-- START Provided material --

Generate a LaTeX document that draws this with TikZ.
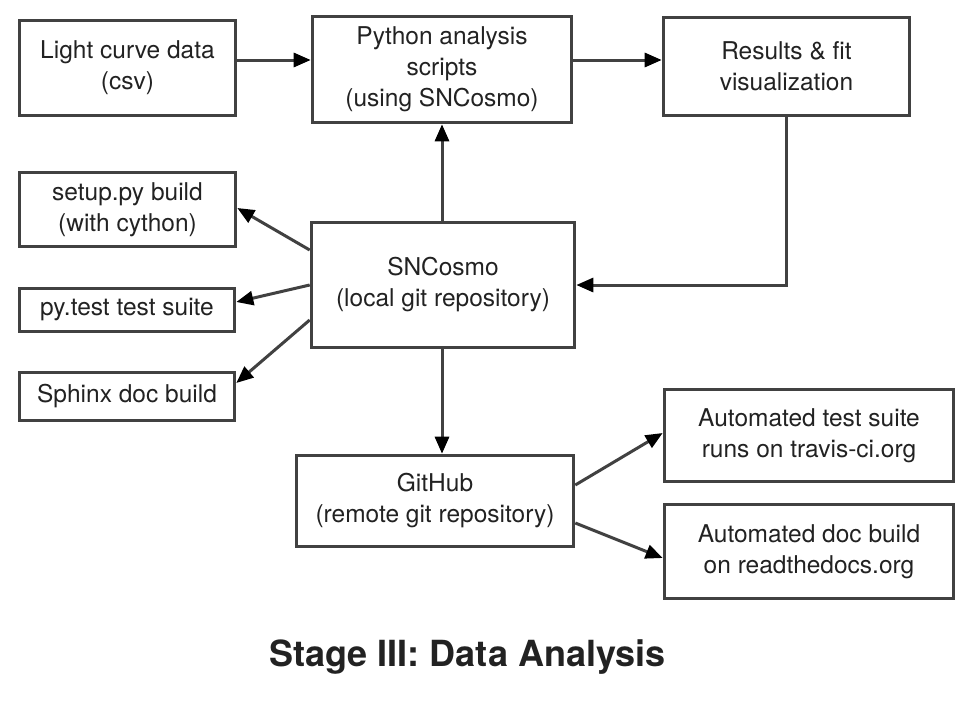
\documentclass[tikz,border=0pt]{standalone}
\usepackage{fontspec}
\setmainfont{TeX Gyre Heros}
\usetikzlibrary{arrows.meta,calc}
\definecolor{edgegray}{HTML}{414141}
\definecolor{txtgray}{HTML}{222222}
\begin{document}
\begin{tikzpicture}[x=1pt,y=-1pt,
  box/.style={draw=edgegray,line width=3.6pt,fill=white,rectangle,inner sep=0pt,align=center,
    text=txtgray,font=\fontsize{24.5}{31}\selectfont},
  arr/.style={draw=edgegray,line width=3pt,-{Triangle[length=17pt,width=14pt,color=black]}}]
\useasboundingbox (0,0) rectangle (975,705);
\fill[white] (0,0) rectangle (975,705);
\node[box,minimum width=216pt,minimum height=95pt] (b1) at (127.5,68) {Light curve data\\(csv)};
\node[box,minimum width=259pt,minimum height=106pt] (b2) at (442,69.5) {Python analysis\\scripts\\(using SNCosmo)};
\node[box,minimum width=246pt,minimum height=98pt] (b3) at (786.5,66.5) {Results \& fit\\visualization};
\node[box,minimum width=216pt,minimum height=74pt] (b4) at (127.5,209.5) {setup.py build\\(with cython)};
\node[box,minimum width=215pt,minimum height=43pt] (b5) at (127,310) {py.test test suite};
\node[box,minimum width=215pt,minimum height=48pt] (b6) at (127,396.5) {Sphinx doc build};
\node[box,minimum width=263pt,minimum height=125pt] (b7) at (443,285) {SNCosmo\\(local git repository)};
\node[box,minimum width=277pt,minimum height=91pt] (b8) at (435,501) {GitHub\\(remote git repository)};
\node[box,minimum width=289pt,minimum height=92pt] (b9) at (809,435.5) {Automated test suite\\runs on travis-ci.org};
\node[box,minimum width=289pt,minimum height=94pt] (b10) at (809,551.5) {Automated doc build\\on readthedocs.org};
\node[text=txtgray,font=\fontsize{36}{40}\bfseries\selectfont] (title) at (467.5,657) {Stage III: Data Analysis};
% connectors
\draw[arr] (b1.east |- 0,60) -- (b2.west |- 0,60);
\draw[arr] (b2.east |- 0,60) -- (b3.west |- 0,60);
\draw[arr] (b2.south |- b7.north) -- (b2.south);
\draw[arr] (b3.south) |- (b7.east);
\draw[arr] (b7.west |- 0,250) -- (b4.east |- 0,208);
\draw[arr] (b7.west |- 0,285) -- (b5.east |- 0,302);
\draw[arr] (b7.west |- 0,320) -- (b6.east |- 0,383);
\draw[arr] (b7.south -| 442,0) -- (b8.north -| 442,0);
\draw[arr] (b8.east |- 0,485) -- (b9.west |- 0,433);
\draw[arr] (b8.east |- 0,523) -- (b10.west |- 0,558);
\end{tikzpicture}
\end{document}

-- END Provided material --

● To do: Using the listing above, gather each line that holds the string "with" and copy it.

● Exercise response:
Generate a LaTeX document that draws this with TikZ.
\node[box,minimum width=216pt,minimum height=74pt] (b4) at (127.5,209.5) {setup.py build\\(with cython)};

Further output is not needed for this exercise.